My initial and unstated reaction was So? I realized that such a retort would be kind of harsh at the least, so I bit it back and instead asked him, “Well, uh, who’s your girlfriend?” He said, “Tabitha.” I asked, as if I were in the middle of a knock-knock joke, “Tabitha who?”  “Tabitha Stanley,” he said.

Whoa. I had a year or so before briefly “dated” “Tabitha Stanley,” who had been in one of my classes.  We kind of slowly and carefully drifted together and then painlessly drifted apart without any apparent damage to anyone all within the space of a few weeks. We remained casual friends, speaking in the halls, but that was the extent of our contact. I hadn’t exactly kept tabs on her so I had no idea at all as to how she and Steve had connected. Since Steve didn’t attend our high school and would not have had the opportunity to observe us I could only guess that at some point in their relationship they had gone through the boring begats of their romantic histories so that 1) my name had come up as a footnote and 2) my reflection in her rearview mirror was more favorable than otherwise, given that Steve felt he could approach me, however uncomfortably, and tell me that she was moving.

I at first couldn’t understand why he was telling me. I quickly figured it out from his demeanor. He was asking me for advice. He looked as sad without crying as anyone I had encountered up to that point. I also, from knowing his backstory, figured that Tabitha was probably the best thing — maybe the only good thing — that had ever happened to him. Stalling for time, I asked him where Tabitha was moving. He named a city two states away. That was a much larger distance and potentially insurmountable distance then than it is now.

He just sat there then, waiting for me to offer him some wisdom. I don’t know where my advice to him was conceived but from somewhere inside my totally clueless, hormonally driven, eighteenish self, I told him to stay in contact with her. Remember that this was in the late 1960s. They couldn’t text or skype or tweet or, um, send each other selfies or emails over cell phones or computers. There were snail mail letters and landline phone calls. That was pretty much it. I  told him to write to her as often as he could and to call her once a week. He told me that his house didn’t have a phone. I told him to save up his quarters and use a payphone, but to call her, to get a job and scrape up enough money to send her flowers on her birthday, and to send her a card once in a while. I also advised him that, when he got the chance and the ability to drive to where she lived, which was that city two states and a world away, he needed to do that, or, failing that, to take a bus. It’ll either work out, I told him, or it won’t. “If it does, you’ll know it. If it doesn’t, you’ll know that, too, and you can find someone else,” I said. “Either way, do what you gotta do.”

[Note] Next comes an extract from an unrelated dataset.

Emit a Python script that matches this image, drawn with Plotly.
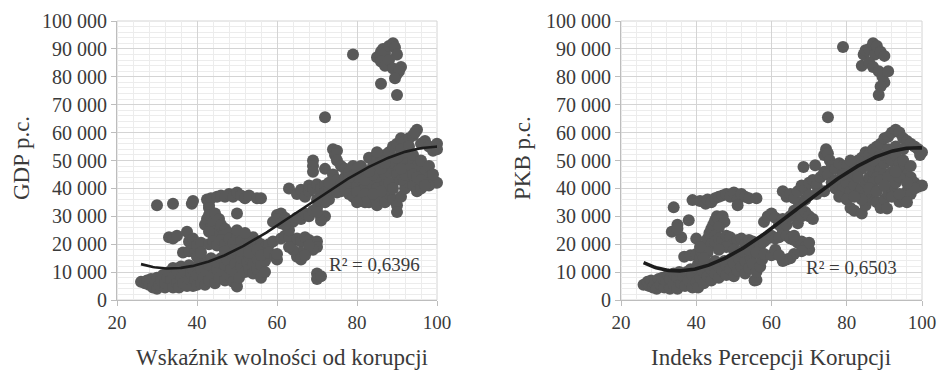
import numpy as np
import plotly.graph_objects as go

# ---------------- data (y in thousands) ----------------
# Left chart: Wskaźnik wolności od korupcji vs GDP p.c.
left_pts = [
 (26,6.5),(27,6),(27.5,7),(28,5.5),(28.5,7.5),(29,4.5),(29.5,6.5),(30,4),(30,8),(30.5,5.5),(31,7),(31.5,9),(32,4.5),(32,6),(32.5,8),(33,10),(33,5),(33.5,7),(34,4.5),(34,11.5),(34.5,9),(35,6),(35,10.5),(35.5,4.5),(36,8),(36,12),(36.5,6),(37,10),(37.5,5),(38,7.5),(38,12.5),(38.5,9.5),(39,5),(39,11),(39.5,7),(40,5.5),(40,9),(40.5,13),(41,6),(41,11),(41.5,8),(42,5.5),(42,14),(42.5,10),(43,7),(43,12.5),(43.5,15),(44,9),(44.5,6),(45,11),(45,13.5),(45.5,8),(46,15),(46.5,10),(47,7),(47,12.5),(47.5,14.5),(48,9),(48.5,11),(49,6.5),(49,15.5),(49.5,13),(50,4.8),(50,10),(50.5,8),(51,12),(51,15),(52,10),(52.5,13.5),(53,11),(53,15.5),(54,9.5),(54,13),(55,11),(55,15),(56,12.5),(56,8),(57,10),(57,14),
 (30,34),(34,34.5),(38.7,34.5),(39,35.5),(33,22.5),(34,22),(35,23),(37.5,24.5),(38,21),(39,22),(36.5,17),(38,17.5),(39.5,17),(40,19.5),(41,20.5),(40,15.5),(41,17),
 (42.5,36),(43,34),(43.5,36.5),(45,37),(46,37.5),(47,37),(48,38),(49,37),(50,38.5),(51,37.5),(52,36.5),(53,37.5),(55,36.5),(56,36.5),(50,31),(43,33),
 (42,27),(42.5,29),(43,30.5),(43.5,26),(44,28),(44.5,31),(45,25),(45.5,29),(46,27),(47,25.5),(44,23.5),(46.5,23),(48,24),(43,24.5),
 (43,20),(44,21),(45,19.5),(46,21.5),(47,20),(48,22),(49,20.5),(50,23),(51,21),(52,19),(53,20.5),(54,22.5),(55,21),(56,20),(57,19),(58,20),(59,21),(49,18),(51,17.5),(53,17),(55,18),(47,17.5),(50,25),(52,24),(56,16),(58,17),
 (59,28),(60,30.5),(61,31),(60,29),(62,29.5),(61,27.5),(59.5,15.5),(60,14.5),(60,16.5),
 (61,22),(62,23),(63,22.5),(64,21.5),(65,22),(66,21),(67,22.5),(68,21.5),(69,20.5),(70,21),(70,19),(69,18),(68,19.5),(66,17),(65,15.5),(66,14.5),(67,16),(64,18),(63,19),(70,9.5),(70,7.5),(71,8.5),(64,28),(65,29.5),(66,29),(67,31),(68,30),(69,32),(70,33),(71,30),(72,30),(71,28.5),(70,31.5),(63,25),(62,27),
 (63,40),(65,38),(66,39.5),(67,37),(68,39),(68,41),(69,40),(70,41.5),(71,38),(71,40),(72,41),(72,38.5),(73,36),(73,39.5),(74,40),(73,42),(69,50),(69,48),(69,46),(72,47),(74,54),(74.5,52),(75,53.5),(75,50),(76,48),(74,45),(75,43),(76,42),(77,44),(76,39),(75,38.5),(72,35),(70,36),
 (77,47),(78,46),(79,48),(80,47),(81,45),(82,46),(83,51),(84,48),(85,50),(86,51),(87,52),(88,53),(89,55),(90,56),(91,58),(92,57),(93,58),(94,59),(95,61),(94.5,60),(96,56),(97,57),(98,55),(99,53.5),(100,56),(100,54),
 (77,40),(78,42),(79,39),(80,41),(81,43),(82,40),(83,42),(84,41),(85,44),(86,43),(87,45),(88,46),(89,47),(90,48),(91,50),(92,49),(93,51),(94,50),(95,48),(96,47),(97,46),(98,44),(99,43),(100,42),
 (78,38),(79,37),(80,38.5),(81,36),(82,38),(83,35),(84,36),(85,34),(86,37),(87,35),(88,38),(89,36),(90,34),(90,31.5),(91,37),(92,40),(93,42),(94,41),(95,39),(96,40),(97,42),(98,41),
 (80,44),(82,43),(84,45),(86,47),(88,49),(90,45),(91,43),(92,45),(93,47),(94,45),(95,44),(96,43),(97,41),(85,40),(87,41),(89,42),(83,46),(81,48),(78,44),(88,42),(90,51),(92,53),(94,52),(96,50),(98,48),(99,45),(89,40),(91,47),(86,39),(84,38),(82,35),(80,35),(85,53),(87,49),(91,54),(93,55),
 (79,88),(85,87),(86,89),(86.5,90),(87,88.5),(88,91),(89,92),(89.5,90.5),(90,88),(86,85.5),(87,84),(88,86),(89,83),(90,81),(91,83.5),(90.5,82),(89.5,79.5),(86,77.5),(90,73.5),(72,65.5),
]
# Right chart: Indeks Percepcji Korupcji vs PKB p.c.
right_pts = [
 (26,5.5),(27,6.5),(27.5,5),(28,7),(28.5,4.5),(29,6),(29.5,4),(30,7.5),(30.5,5.5),(31,8),(31.5,4.5),(32,6.5),(32.5,9),(33,4),(33,7.5),(34,5.5),(34,9.5),(35,4),(35,8),(35.5,10),(36,6),(36.5,8.5),(37,5),(37.5,10),(38,7),(38.5,11),(39,4.5),(39,9),(40,6.5),(40,11.5),(40.5,4.5),(41,8),(41.5,12),(42,6),(42,10),(43,8.5),(43,13),(44,7),(44,11),(45,9.5),(45,14),(46,8),(46,12),(47,10.5),(47.5,14),(48,9),(48,12.5),(49,11),(49.5,15),(50,8.5),(50,13),(51,10.5),(51.5,14.5),(52,12),(53,9.5),(53,14),(54,11.5),(54.5,15),(55,13),(55.5,7),(56,7.2),(56,10),(57,12),(57.5,14.5),
 (34,33.2),(35,27),(33.5,24.5),(36,22.5),(38,28.6),(39,35.8),(40,22),(36.8,15.5),(38.5,16),(40,16.5),(35,25.5),
 (41,35.5),(42.5,34.5),(43,36),(44,35),(45,36.5),(46,37),(47,37.5),(48,38),(49,37),(50,38.5),(51,36),(52,38),(53,37),(54,36.5),(56,36.5),(51,34),
 (40.5,13),(41,15),(41.5,17),(42,18.5),(42.5,20),(43,22),(43.5,24),(44,25.5),(44.5,27),(45,28.5),(45.5,30),(46,29),(47,30),(47.5,28),(46,26),(45,23),(44,20),(43,17),(42,15),(41,19),
 (45,21),(46,22),(47,21.5),(48,23),(49,22.5),(50,20.5),(51,21.5),(52,22),(53,20),(54,21.5),(55,21),(56,20),(57,19.5),(58,21),(59,22),(60,23),(61,22),(62,22.5),(48,19),(50,18),(52,17.5),(54,18),(56,17),(58,16.5),(60,16),(61,18),(46,18),
 (58,28),(59,30),(60,31),(61,29.5),(62,27),(63,25),(64,23),(65,22),(66,21.5),(67,20.5),(68,21),(69,19),(70,18),(70,20.5),(68,17.5),(66,16.5),(65,15),(64,14.5),(63,14),(62,16),(66,23),(67,27.5),(65,30),(66,32),(67,33),(68,30),(69,31.5),(70,30),(71,29),(64,27),(63,29),(68,35),(69,36),
 (63,39),(64,37),(65,38),(66,36.5),(67,39),(68,41),(68.5,47.7),(69,40),(70,42),(71,43),(71.6,48.3),(72,41),(73,44),(74,46),(74,52),(74.5,54),(75,52.5),(75.5,50),(76,48),(75,45),(76,42),(77,40),(74,39),(72,38),(70,37.5),
 (77,47),(78,49),(79,48),(80,46),(81,44),(82,45),(83,50),(84,51),(85,53),(86,52),(87,54),(88,55),(89,56),(90,58),(91,58.5),(92,60),(93,61),(94,60),(95,58),(96,57),(97,56),(98,55),(99,54),(100,53),(99.5,52),
 (77,43),(78,41),(79,40),(80,42),(81,39),(82,41),(83,38),(84,40),(85,42),(86,44),(87,46),(88,48),(89,47),(90,49),(91,51),(92,50),(93,52),(94,49),(95,47),(96,45),(97,44),(98,42),(99,40.6),(100,41),
 (78,37),(80,36),(81,33),(82,32),(84,31),(85,34),(86,36),(87,38),(88,35),(89,33),(90,36),(90.7,32.8),(91,38),(92,40),(93,42),(94,35.2),(95,37),(96,39),(97,38),(98,40),
 (80,48),(82,49),(84,47),(86,48),(88,44),(90,45),(92,46),(94,44),(96,42),(83,44),(85,38),(87,42),(89,43),(91,44),(93,46),(95,50),(97,48),(79,45),(81,50),(86,40),(88,39),(90,41),(92,37),(94,38),(96,35),(84,36),(82,37),(87,50),(89,52),(91,54),(93,55),(95,54),
 (79,90.7),(84,84),(84.5,88),(85,89.5),(86,90),(87,92),(87.5,88),(88,91),(89,89),(90,87.5),(86,85),(87,83.5),(88.5,82),(89.5,80),(90,78),(91,82),(89,76.5),(88.5,73.5),(75,65.5),
]
# Trend curves (x, y in thousands)
trend_left_x = [26, 30, 33, 40, 50, 60, 70, 80, 90, 100]
trend_left_y = [12.8, 11.7, 11.2, 12.5, 18.5, 26.2, 36.4, 45.3, 52.3, 54.9]
trend_right_x = [26, 30, 35, 40, 50, 60, 70, 80, 90, 100]
trend_right_y = [13.1, 11.3, 10.7, 11.6, 16.7, 25.0, 35.8, 46.0, 52.7, 54.3]

r2_left = "R² = 0,6396"
r2_right = "R² = 0,6503"
x_titles = ["Wskaźnik wolności od korupcji", "Indeks Percepcji Korupcji"]
y_titles = ["GDP p.c.", "PKB p.c."]

# ---------------- figure ----------------
W, H = 937, 371
FONT = "Liberation Serif"
TXT = "#3a3a3a"
PT = "#595959"

fig = go.Figure()

def add_panel(pts, tx, ty, xa, ya, lw):
    xs = [p[0] for p in pts]
    ys = [p[1] * 1000 for p in pts]
    fig.add_trace(go.Scatter(x=xs, y=ys, mode="markers", xaxis=xa, yaxis=ya,
                             marker=dict(size=12, color=PT, line=dict(width=0)),
                             cliponaxis=False, showlegend=False, hoverinfo="skip"))
    c = np.polyfit(tx, np.array(ty) * 1000, 3)
    xx = np.linspace(min(tx), max(tx), 200)
    fig.add_trace(go.Scatter(x=xx, y=np.polyval(c, xx), mode="lines", xaxis=xa, yaxis=ya,
                             line=dict(color="#1c1c1c", width=lw),
                             cliponaxis=False, showlegend=False, hoverinfo="skip"))

add_panel(left_pts, trend_left_x, trend_left_y, "x", "y", 2.6)
add_panel(right_pts, trend_right_x, trend_right_y, "x2", "y2", 3.6)

ydom = [71 / H, 350 / H]
xdom1 = [117 / W, 437 / W]
xdom2 = [621 / W, 922 / W]

def xaxis(dom):
    return dict(domain=dom, range=[20, 100], tickvals=[20, 40, 60, 80, 100],
                automargin=False,
                showgrid=True, gridcolor="#d4d4d4", gridwidth=1,
                minor=dict(dtick=4, tick0=20, showgrid=True, gridcolor="#ececec", gridwidth=1),
                showline=True, linecolor="#bdbdbd", linewidth=1,
                ticks="outside", ticklen=5, tickcolor="#bdbdbd",
                tickfont=dict(family=FONT, size=19, color=TXT),
                zeroline=False, fixedrange=True)

def yaxis(anchor):
    return dict(domain=ydom, range=[0, 100000], dtick=10000, tick0=0, tickformat=",",
                anchor=anchor, automargin=False,
                showgrid=True, gridcolor="#d4d4d4", gridwidth=1,
                minor=dict(dtick=2000, showgrid=True, gridcolor="#ececec", gridwidth=1),
                showline=True, linecolor="#bdbdbd", linewidth=1,
                ticks="outside", ticklen=5, tickcolor="#bdbdbd",
                tickfont=dict(family=FONT, size=20, color=TXT),
                zeroline=False, fixedrange=True)

fig.update_layout(
    width=W, height=H, autosize=False,
    margin=dict(l=0, r=0, t=0, b=0, pad=0),
    paper_bgcolor="white", plot_bgcolor="white",
    separators=", ",
    xaxis=dict(xaxis(xdom1), anchor="y"),
    yaxis=yaxis("x"),
    xaxis2=dict(xaxis(xdom2), anchor="y2"),
    yaxis2=yaxis("x2"),
    font=dict(family=FONT, color=TXT),
)

for xa, ya in [("x", "y"), ("x2", "y2")]:
    fig.add_shape(type="rect", xref=f"{xa} domain", yref=f"{ya} domain", x0=0, x1=1, y0=0, y1=1,
                  line=dict(color="#d4d4d4", width=1), layer="below")

ann = []
ann.append(dict(x=72.5, y=12900, xref="x", yref="y", text=r2_left, showarrow=False,
                xanchor="left", yanchor="middle", font=dict(family=FONT, size=19, color=TXT)))
ann.append(dict(x=68.6, y=11800, xref="x2", yref="y2", text=r2_right, showarrow=False,
                xanchor="left", yanchor="middle", font=dict(family=FONT, size=19, color=TXT)))
ann.append(dict(x=282 / W, y=1 - 357 / H, xref="paper", yref="paper", text=x_titles[0], showarrow=False,
                xanchor="center", yanchor="middle", font=dict(family=FONT, size=23, color=TXT)))
ann.append(dict(x=771 / W, y=1 - 357 / H, xref="paper", yref="paper", text=x_titles[1], showarrow=False,
                xanchor="center", yanchor="middle", font=dict(family=FONT, size=23, color=TXT)))
ann.append(dict(x=21 / W, y=1 - 158 / H, xref="paper", yref="paper", text=y_titles[0], showarrow=False,
                textangle=-90, xanchor="center", yanchor="middle", font=dict(family=FONT, size=23, color=TXT)))
ann.append(dict(x=522 / W, y=1 - 158 / H, xref="paper", yref="paper", text=y_titles[1], showarrow=False,
                textangle=-90, xanchor="center", yanchor="middle", font=dict(family=FONT, size=23, color=TXT)))
fig.update_layout(annotations=ann)

fig.write_html("out.html",
               config={"displayModeBar": False, "staticPlot": True},
               post_script="document.documentElement.style.margin='0';document.body.style.margin='0';"
                           "document.body.style.overflow='hidden';")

My break was over. I wished Steve good luck and went back to work. I never saw him again. I actually never even thought of him, or Tabitha, or the entire conversation until earlier this week, a half-century on. I ran into a high school friend, an encounter which resulted in an hour of “do you remember” and “whatever happened to what’s-her-name.” Later that evening I started looking folks up on Facebook. I happened to think of Tabitha for some reason and checked to see if she had a page. She did. It features a picture of her with Steve. They’re married, living in that city two states away, and have at least one son, a man in his forties who seems to be an upstanding guy with kids of his own. Steve still looks shy, but he also has the demeanor of someone who won the Powerball at least once. So does Tabitha. I’m reasonably certain that neither one of them ever split the atom, wrote a bestseller, recorded a Top 40 hit, or amassed a fortune, but they look like they’ve done just fine, even if they had to overcome geography, background, poverty, and undoubtedly a bunch of other seemingly insurmountable obstacles to get to that photo on Facebook, some five decades on.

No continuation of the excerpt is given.